FIG. 10B schematically illustrates reflection and transmission of
light rays on the second internal reflection plane 3B in the second
exemplary configuration illustrated in FIG. 10A. This second
exemplary configuration is an exemplary configuration in which the
transmission area 31 is formed into a transmission area 31B with a
convex shape with respect to the total internal reflection areas
32. The transmission area 31B with such a convex shape can be
formed by molding the surface of the light guiding plate 3 using a
die, for example. In this case, portions corresponding to the total
internal reflection areas 32 undergo specular working with the
surface of the die. In case of the second exemplary configuration,
the first illumination light L11 incident from the light source 2
by the incident angle .theta.1 that meets the total internal
reflection condition undergoes total internal reflection on the
total internal reflection areas 32 in the second internal
reflection plane 3B. On the other hand, in the transmission area
31B with the convex shape, even when being incident by the incident
angle .theta.1 same as in the total internal reflection area 32, at
least part of light rays of the incident first illumination light
L12 do not meet the total internal reflection condition in the
lateral part 34 of the convex shape, and pass as they are. The
light thus having passed is diffused by the diffusion reflection
member 22, is reflected toward the second internal reflection plane
3B, and passes again mainly through the transmission area 31 as
returning light as illustrated in FIG. 7. Part or all of the light
rays (scattered light L20) which have undergone scattering
reflection toward this internal reflection plane 3B radiate as
light rays that do not meet the total internal reflection condition
toward the first internal reflection plane 3A.

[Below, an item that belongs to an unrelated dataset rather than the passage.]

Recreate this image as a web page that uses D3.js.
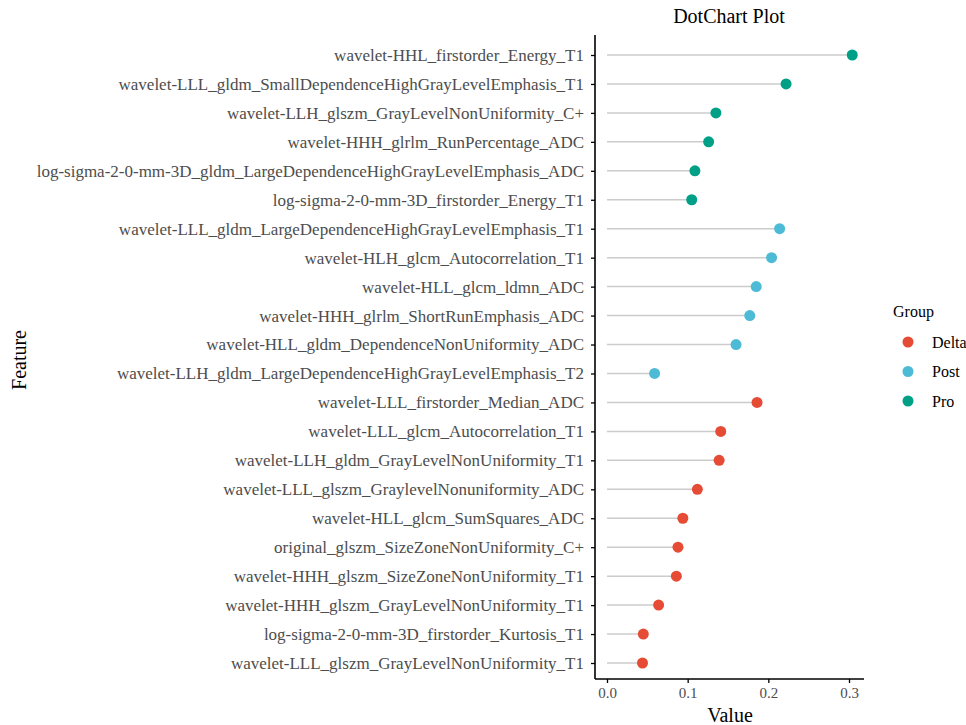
<!DOCTYPE html>
<html><head><meta charset="utf-8">
<script src="https://cdn.jsdelivr.net/npm/d3@7"></script>
<style>body{margin:0;background:#fff;} text{font-family:"Liberation Serif","Times New Roman",serif;}</style>
</head><body><svg id="c" width="966" height="725"></svg>
<script>
const features = [
"wavelet-HHL_firstorder_Energy_T1",
"wavelet-LLL_gldm_SmallDependenceHighGrayLevelEmphasis_T1",
"wavelet-LLH_glszm_GrayLevelNonUniformity_C+",
"wavelet-HHH_glrlm_RunPercentage_ADC",
"log-sigma-2-0-mm-3D_gldm_LargeDependenceHighGrayLevelEmphasis_ADC",
"log-sigma-2-0-mm-3D_firstorder_Energy_T1",
"wavelet-LLL_gldm_LargeDependenceHighGrayLevelEmphasis_T1",
"wavelet-HLH_glcm_Autocorrelation_T1",
"wavelet-HLL_glcm_ldmn_ADC",
"wavelet-HHH_glrlm_ShortRunEmphasis_ADC",
"wavelet-HLL_gldm_DependenceNonUniformity_ADC",
"wavelet-LLH_gldm_LargeDependenceHighGrayLevelEmphasis_T2",
"wavelet-LLL_firstorder_Median_ADC",
"wavelet-LLL_glcm_Autocorrelation_T1",
"wavelet-LLH_gldm_GrayLevelNonUniformity_T1",
"wavelet-LLL_glszm_GraylevelNonuniformity_ADC",
"wavelet-HLL_glcm_SumSquares_ADC",
"original_glszm_SizeZoneNonUniformity_C+",
"wavelet-HHH_glszm_SizeZoneNonUniformity_T1",
"wavelet-HHH_glszm_GrayLevelNonUniformity_T1",
"log-sigma-2-0-mm-3D_firstorder_Kurtosis_T1",
"wavelet-LLL_glszm_GrayLevelNonUniformity_T1"
];
const values = [0.304,0.222,0.135,0.126,0.109,0.105,0.214,0.204,0.185,0.177,0.160,0.059,0.186,0.141,0.139,0.112,0.094,0.088,0.086,0.064,0.045,0.044];
const groups = ["Pro","Pro","Pro","Pro","Pro","Pro","Post","Post","Post","Post","Post","Post","Delta","Delta","Delta","Delta","Delta","Delta","Delta","Delta","Delta","Delta"];
const groupNames = ["Delta","Post","Pro"];
const groupColors = ["#E64B35","#4DBBD5","#00A087"];
const xTicks = [0.0,0.1,0.2,0.3];

const svg = d3.select("#c");
const pLeft = 595, pRight = 864, pTop = 35, pBottom = 679;
const x = d3.scaleLinear().domain([0,0.3]).range([607, 849]);
const y = d3.scalePoint().domain(features).range([55, 663]);
const color = d3.scaleOrdinal().domain(groupNames).range(groupColors);

const data = features.map((f,i)=>({f, v: values[i], g: groups[i]}));

svg.selectAll("line.seg").data(data).enter().append("line")
  .attr("x1", x(0)).attr("x2", d=>x(d.v))
  .attr("y1", d=>y(d.f)).attr("y2", d=>y(d.f))
  .attr("stroke", "#cccccc").attr("stroke-width", 1.5);
svg.selectAll("circle.pt").data(data).enter().append("circle")
  .attr("cx", d=>x(d.v)).attr("cy", d=>y(d.f)).attr("r", 5.5)
  .attr("fill", d=>color(d.g));

// axes
const yAxis = svg.append("g").attr("transform", `translate(${pLeft},0)`)
  .call(d3.axisLeft(y).tickSize(4).tickPadding(7));
yAxis.select(".domain").attr("d", `M0,${pTop}V${pBottom}`).attr("stroke-width", 1.6);
yAxis.selectAll(".tick line").attr("stroke-width", 1.3);
yAxis.selectAll("text").attr("font-size", 17).attr("fill", "#4d4d4d").style("font-family", '"Liberation Serif",serif');

const xAxis = svg.append("g").attr("transform", `translate(0,${pBottom})`)
  .call(d3.axisBottom(x).tickValues(xTicks).tickFormat(d3.format(".1f")).tickSize(4).tickPadding(4));
xAxis.select(".domain").attr("d", `M${pLeft},0H${pRight}`).attr("stroke-width", 1.6);
xAxis.selectAll(".tick line").attr("stroke-width", 1.3);
xAxis.selectAll("text").attr("font-size", 15).attr("fill", "#4d4d4d").style("font-family", '"Liberation Serif",serif');

svg.append("text").attr("x", 729).attr("y", 23).attr("text-anchor","middle")
  .attr("font-size", 20).text("DotChart Plot");
svg.append("text").attr("x", 730).attr("y", 722).attr("text-anchor","middle")
  .attr("font-size", 20).text("Value");
svg.append("text").attr("transform","translate(26,360) rotate(-90)").attr("text-anchor","middle")
  .attr("font-size", 20).text("Feature");

const lg = svg.append("g");
lg.append("text").attr("x", 893).attr("y", 317).attr("font-size", 16).text("Group");
groupNames.forEach((g,i)=>{
  const cy = 342 + i*29.5;
  lg.append("circle").attr("cx", 908).attr("cy", cy).attr("r", 5.5).attr("fill", groupColors[i]);
  lg.append("text").attr("x", 932).attr("y", cy+5.5).attr("font-size", 16).text(g);
});
</script></body></html>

[Operation of Display Apparatus]
[0059] When performing display in the three-dimensional display
mode for this display apparatus, the display part 1 performs image
display based on three-dimensional image data, and the light source
2 and backlight 7 undergo ON (lighting)/OFF (non-lighting) control
for the three-dimensional display. Specifically, the light source 2
is turned to the ON (lit) state, and the backlight 7 is turned to
the OFF (non-lit) state due to the control as illustrated in FIG.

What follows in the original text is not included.